Post-Market Monitoring (Article 72)

Providers must establish and document a post-market monitoring system that is proportionate to the nature and risks of the AI system. The system must actively and systematically collect, document, and analyse relevant data on the system's performance throughout its lifetime.

Meeting these requirements is a substantial undertaking, but it is also an opportunity to build more robust, reliable, and trustworthy AI systems. Organisations that embed these practices into their development processes will produce better products while ensuring compliance.

Deployer Obligations (Article 26)

While the requirements in Articles 8-15 are addressed to providers, deployers of high-risk AI systems have their own obligations that are tightly linked to provider compliance.

Key Deployer Requirements

Under Article 26, deployers must:

  • Use the system according to instructions: Deployers must use the high-risk AI system in accordance with the instructions for use provided by the provider.
  • Assign competent human oversight: Ensure that natural persons assigned to human oversight are competent, properly trained, and have the authority and resources to fulfil their role effectively.
  • Monitor operation: To the extent the deployer exercises control over the AI system, ensure that input data is relevant and sufficiently representative in view of the intended purpose.
  • Suspend or discontinue use: If the deployer has reasons to consider that the use of the AI system in accordance with the instructions may result in risks, they must suspend the system and inform the provider or distributor.
  • Keep logs: Retain the logs automatically generated by the high-risk AI system for a period of at least six months (unless provided otherwise in applicable Union or national law).
  • Conduct fundamental rights impact assessment: Under Article 27, deployers that are public law bodies or private entities providing public services must conduct a fundamental rights impact assessment before putting a high-risk AI system into use.
  • Inform workers: Under Article 26(7), deployers must inform workers' representatives and affected workers that they will be subject to the use of a high-risk AI system.

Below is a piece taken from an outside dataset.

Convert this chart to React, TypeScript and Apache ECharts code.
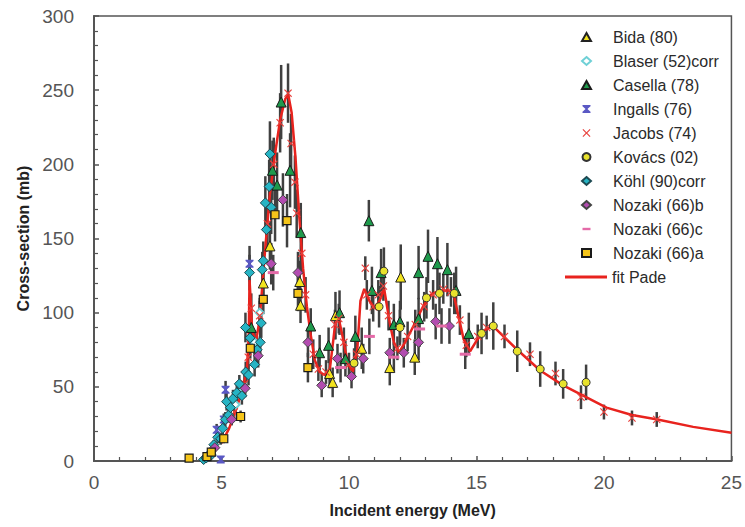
import React, { useEffect, useRef } from 'react';
import * as echarts from 'echarts';

// fit Pade curve (E in MeV, cross-section in mb)
const fitE = [5.0, 5.3, 5.6, 5.85, 6.0, 6.07, 6.1, 6.14, 6.2, 6.35, 6.5, 6.7, 6.9, 7.1, 7.3, 7.5, 7.62, 7.75, 7.9, 8.05, 8.2, 8.35, 8.5, 8.66, 8.85, 9.05, 9.25, 9.43, 9.55, 9.75, 9.95, 10.15, 10.33, 10.45, 10.6, 10.8, 11.0, 11.2, 11.38, 11.6, 11.76, 11.96, 12.2, 12.5, 12.9, 13.2, 13.55, 13.9, 14.1, 14.3, 14.5, 14.75, 15.0, 15.3, 15.65, 16.0, 16.6, 17.5, 18.4, 19.3, 20.1, 21.1, 22.1, 23.5, 25.0];
const fitS = [12, 22, 36, 50, 62, 85, 122, 110, 88, 80, 96, 140, 180, 207, 230, 244, 247, 235, 205, 165, 130, 104, 85, 68, 60, 58, 62, 88, 100, 84, 66, 60, 76, 108, 116, 108, 103, 108, 116, 93, 80, 73, 80, 90, 104, 112, 115, 115, 113, 97, 82, 74, 81, 88, 91, 85, 75, 61, 51, 43, 36, 31, 28, 23, 19];

// [energy, cross-section, error]
const bida = [[6.64, 120, 14], [6.9, 145, 16], [8.07, 121, 14], [8.1, 105, 12], [9.24, 59, 10], [9.36, 53, 10], [9.47, 98, 16], [10.5, 76, 14], [11.6, 63, 12], [12.03, 124, 22], [12.58, 70, 12]];
const blaser = [[5.3, 30, 4], [5.55, 38, 5], [5.85, 48, 6], [6.3, 80, 8], [6.5, 100, 10]];
const casella = [[6.17, 90, 10], [7.0, 196, 20], [7.18, 186, 22], [7.34, 242, 25], [7.69, 196, 25], [8.11, 154, 20], [8.5, 91, 12], [8.85, 73, 12], [9.2, 78, 12], [9.63, 100, 15], [9.86, 69, 12], [10.25, 84, 14], [10.78, 162, 14], [10.9, 115, 16], [11.26, 127, 16], [11.76, 92, 14], [12.0, 94, 14], [12.73, 127, 18], [12.73, 96, 14], [13.1, 138, 18], [13.47, 133, 18], [13.86, 129, 18], [14.2, 115, 16], [14.7, 86, 14]];
const ingalls = [[4.81, 21, 4], [4.97, 1, 2], [5.09, 28, 4], [5.16, 48, 6], [6.1, 133, 12]];
const jacobs = [[5.5, 33, 5], [5.9, 52, 6], [6.05, 70, 8], [6.17, 103, 10], [6.5, 98, 10], [6.8, 160, 15], [7.05, 200, 18], [7.3, 228, 20], [7.61, 248, 20], [7.73, 214, 20], [7.88, 188, 18], [7.95, 167, 16], [8.15, 140, 14], [8.3, 112, 12], [8.6, 72, 10], [8.8, 62, 8], [9.1, 60, 8], [9.45, 92, 10], [9.6, 96, 10], [9.8, 80, 10], [10.0, 65, 8], [10.3, 72, 8], [10.64, 130, 8], [10.7, 112, 10], [10.95, 104, 10], [11.15, 112, 10], [11.35, 118, 10], [11.55, 98, 10], [11.9, 76, 8], [12.3, 84, 10], [12.6, 92, 10], [12.95, 104, 10], [13.3, 112, 10], [13.7, 116, 10], [14.0, 114, 10], [14.35, 95, 10], [14.6, 78, 8], [15.05, 84, 8], [15.4, 90, 8], [16.1, 84, 8], [17.1, 72, 8], [18.1, 59, 8], [19.1, 43, 8], [20.0, 33, 5], [21.1, 29, 5], [22.07, 28, 5]];
const kovacs = [[10.2, 66, 10], [11.18, 104, 14], [11.37, 128, 16], [12.0, 90, 12], [13.04, 110, 14], [13.55, 113, 14], [14.13, 113, 14], [15.2, 86, 14], [15.66, 91, 16], [16.6, 74, 14], [17.5, 62, 12], [18.4, 52, 10], [19.3, 53, 12]];
const kohl = [[4.3, 1, 2], [4.4, 2, 2], [4.55, 5, 3], [4.6, 4, 2], [4.7, 11, 3], [4.85, 16, 4], [4.97, 15, 4], [5.05, 22, 4], [5.15, 28, 5], [5.28, 31, 5], [5.2, 40, 6], [5.35, 36, 5], [5.45, 42, 6], [5.6, 46, 6], [5.7, 52, 6], [5.8, 44, 6], [5.94, 90, 10], [5.95, 60, 7], [6.06, 58, 7], [6.1, 127, 12], [6.12, 83, 9], [6.3, 65, 8], [6.4, 75, 9], [6.52, 80, 9], [6.56, 93, 10], [6.6, 129, 12], [6.64, 135, 13], [6.72, 174, 18], [6.76, 156, 15], [6.87, 185, 18], [6.9, 207, 22], [6.95, 171, 18]];
const nozakiB = [[4.74, 9, 3], [5.4, 28, 4], [5.93, 49, 6], [6.44, 71, 8], [6.95, 133, 14], [7.41, 176, 18], [8.0, 127, 14], [8.39, 80, 10], [8.93, 51, 8], [9.55, 69, 10], [10.1, 57, 8], [10.56, 69, 10], [11.6, 73, 10], [12.15, 73, 10], [12.73, 80, 12], [13.4, 94, 12], [13.94, 91, 12]];
const nozakiC = [[7.03, 127, 12], [9.67, 63, 10], [10.8, 84, 12], [11.76, 70, 10], [12.77, 89, 12], [13.63, 91, 12], [14.56, 72, 10]];
const nozakiA = [[3.73, 2, 2], [4.43, 3, 2], [4.6, 6, 2], [5.09, 15, 3], [5.75, 30, 4], [6.13, 76, 7], [6.64, 109, 10], [7.1, 166, 18], [7.57, 162, 18], [8.0, 113, 12], [8.39, 63, 10]];

const xTicks = [0, 5, 10, 15, 20, 25];
const yTicks = [0, 50, 100, 150, 200, 250, 300];

const X_PATH = 'path://M0,1L1,0L5,4L9,0L10,1L6,5L10,9L9,10L5,6L1,10L0,9L4,5Z';
const HOUR_PATH = 'path://M0,0L10,0L10,1.5L6.2,5L10,8.5L10,10L0,10L0,8.5L3.8,5L0,1.5Z';
const DASH_ICON = 'path://M0,0M10,10M0,3.5L10,3.5L10,6.5L0,6.5Z';

export default function App() {
  const ref = useRef<HTMLDivElement>(null);
  useEffect(() => {
    const chart = echarts.init(ref.current!, null, { renderer: 'svg' });
    const defs: any[] = [
      { name: 'Bida (80)', data: bida, symbol: 'triangle', size: 10, color: '#f3e41e', border: '#222', bw: 1 },
      { name: 'Blaser (52)corr', data: blaser, symbol: 'emptyDiamond', size: 8, color: '#6fd0d6', border: '#6fd0d6', bw: 1.5 },
      { name: 'Casella (78)', data: casella, symbol: 'triangle', size: 10, color: '#1e9a4c', border: '#1a1a1a', bw: 1 },
      { name: 'Ingalls (76)', data: ingalls, symbol: HOUR_PATH, size: 8, color: '#5a58c4', border: '#5a58c4', bw: 0 },
      { name: 'Jacobs (74)', data: jacobs, symbol: X_PATH, size: 8, color: '#e8403c', border: '#e8403c', bw: 0 },
      { name: 'Kovács (02)', data: kovacs, symbol: 'circle', size: 8, color: '#e8e22c', border: '#333', bw: 1 },
      { name: 'Köhl (90)corr', data: kohl, symbol: 'diamond', size: 10, color: '#26b4c4', border: '#1d4a52', bw: 1 },
      { name: 'Nozaki (66)b', data: nozakiB, symbol: 'diamond', size: 10, color: '#b24cb0', border: '#444', bw: 1 },
      { name: 'Nozaki (66)c', data: nozakiC, symbol: 'rect', size: [11, 3], color: '#e46aa8', border: '#e46aa8', bw: 0, icon: DASH_ICON },
      { name: 'Nozaki (66)a', data: nozakiA, symbol: 'rect', size: 8, color: '#f5c51a', border: '#1a1a1a', bw: 1.2 },
    ];
    const series: any[] = [];
    defs.forEach((d) => {
      series.push({
        type: 'custom',
        name: d.name + ' error',
        silent: true,
        z: 1,
        data: d.data.map((p: number[]) => [p[0], Math.max(0, p[1] - p[2]), p[1] + p[2]]),
        encode: { x: 0, y: [1, 2] },
        renderItem: (params: any, api: any) => {
          const a = api.coord([api.value(0), api.value(1)]);
          const b = api.coord([api.value(0), api.value(2)]);
          return {
            type: 'line',
            shape: { x1: a[0], y1: a[1], x2: b[0], y2: b[1] },
            style: { stroke: '#404040', lineWidth: 2.5 },
          };
        },
      });
    });
    series.push({
      type: 'line',
      name: 'fit Pade',
      data: fitE.map((e, i) => [e, fitS[i]]),
      symbol: 'none',
      showSymbol: false,
      lineStyle: { color: '#e8231e', width: 2.5 },
      itemStyle: { color: '#e8231e' },
      z: 2,
    });
    defs.forEach((d) => {
      series.push({
        type: 'scatter',
        name: d.name,
        data: d.data.map((p: number[]) => [p[0], p[1]]),
        symbol: d.symbol,
        symbolSize: d.size,
        itemStyle: { color: d.color, borderColor: d.border, borderWidth: d.bw, opacity: 1 },
        z: 3,
      });
    });

    const labelFont = "'Liberation Sans Narrow', 'Arial Narrow', 'Liberation Sans', Arial, sans-serif";
    const textFont = "'Liberation Sans', Arial, sans-serif";
    chart.setOption({
      animation: false,
      backgroundColor: '#ffffff',
      grid: { left: 94, right: 7, top: 16, bottom: 66, show: true, borderColor: '#555', borderWidth: 1.5 },
      legend: [
        {
          orient: 'vertical',
          left: 581,
          top: 29,
          padding: 0,
          itemWidth: 9,
          itemHeight: 8,
          itemGap: 8,
          textStyle: { fontSize: 16, color: '#2a2a2a', fontFamily: textFont, padding: [0, 0, 0, 17] },
          data: defs.map((d) => (d.icon ? { name: d.name, icon: d.icon } : { name: d.name })),
        },
        {
          orient: 'vertical',
          left: 565,
          top: 269,
          padding: 0,
          itemWidth: 42,
          itemHeight: 3,
          textStyle: { fontSize: 16, color: '#2a2a2a', fontFamily: textFont },
          data: [{ name: 'fit Pade', icon: 'rect' }],
        },
      ],
      xAxis: {
        type: 'value',
        min: xTicks[0],
        max: xTicks[xTicks.length - 1],
        interval: 5,
        axisLine: { show: true, lineStyle: { color: '#555', width: 2 } },
        axisTick: { show: true, inside: true, length: 5, lineStyle: { color: '#555', width: 1.5 } },
        minorTick: { show: true, splitNumber: 5, length: 4, lineStyle: { color: '#555', width: 1.2 } },
        splitLine: { show: false },
        axisLabel: { fontSize: 19, color: '#555', fontFamily: labelFont, margin: 12 },
        name: 'Incident energy (MeV)',
        nameLocation: 'middle',
        nameGap: 41,
        nameTextStyle: { fontSize: 16, fontWeight: 'bold', color: '#222', fontFamily: textFont },
      },
      yAxis: {
        type: 'value',
        min: yTicks[0],
        max: yTicks[yTicks.length - 1],
        interval: 50,
        axisLine: { show: true, lineStyle: { color: '#555', width: 2 } },
        axisTick: { show: true, inside: true, length: 5, lineStyle: { color: '#555', width: 1.5 } },
        minorTick: { show: true, splitNumber: 5, length: 4, lineStyle: { color: '#555', width: 1.2 } },
        splitLine: { show: false },
        axisLabel: { fontSize: 19, color: '#555', fontFamily: labelFont, margin: 20 },
        name: 'Cross-section (mb)',
        nameLocation: 'middle',
        nameRotate: 90,
        nameGap: 56,
        nameTextStyle: { fontSize: 16, fontWeight: 'bold', color: '#222', fontFamily: textFont },
      },
      series,
    });
    return () => chart.dispose();
  }, []);
  return <div ref={ref} style={{ position: 'fixed', left: 0, top: 0, width: 745, height: 527, background: '#fff' }} />;
}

Building a Compliance Programme

Meeting these requirements demands a structured compliance programme. Here is a practical approach.

Phase 1: Assessment

Inventory your AI systems, classify them under the risk framework, and identify which systems are high-risk. For each high-risk system, conduct a gap analysis against Articles 8-15 and the additional obligations.

Phase 2: Implementation

Address identified gaps systematically. Establish the risk management system, implement data governance practices, create technical documentation, build logging capabilities, design human oversight mechanisms, and ensure adequate accuracy, robustness, and cybersecurity.

Phase 3: Verification

Conduct the conformity assessment, prepare the EU declaration of conformity, affix the CE marking, and register the system in the EU database.

Phase 4: Ongoing Compliance

Maintain the post-market monitoring system, update documentation as the system evolves, report incidents, and regularly review the risk management system.

Conclusion

The requirements for high-risk AI systems under the EU AI Act are comprehensive and demanding. They cover the entire lifecycle of an AI system, from initial design through deployment and beyond. Articles 8 through 15 establish a framework that, when properly implemented, ensures that high-risk AI systems are safe, transparent, accountable, and respectful of fundamental rights.

The key to compliance is recognising that these requirements are interconnected. The risk management system informs data governance decisions, which shape the technical documentation, which underpins transparency, which enables human oversight. Treating these requirements as isolated checklists will lead to fragmented compliance. Treating them as a coherent system will produce both compliance and better AI.

Organisations should begin their compliance work now, using the phased approach outlined above. The August 2026 deadline for Annex III systems and the August 2027 deadline for Annex I systems may seem distant, but the depth of these requirements means that preparation cannot be deferred.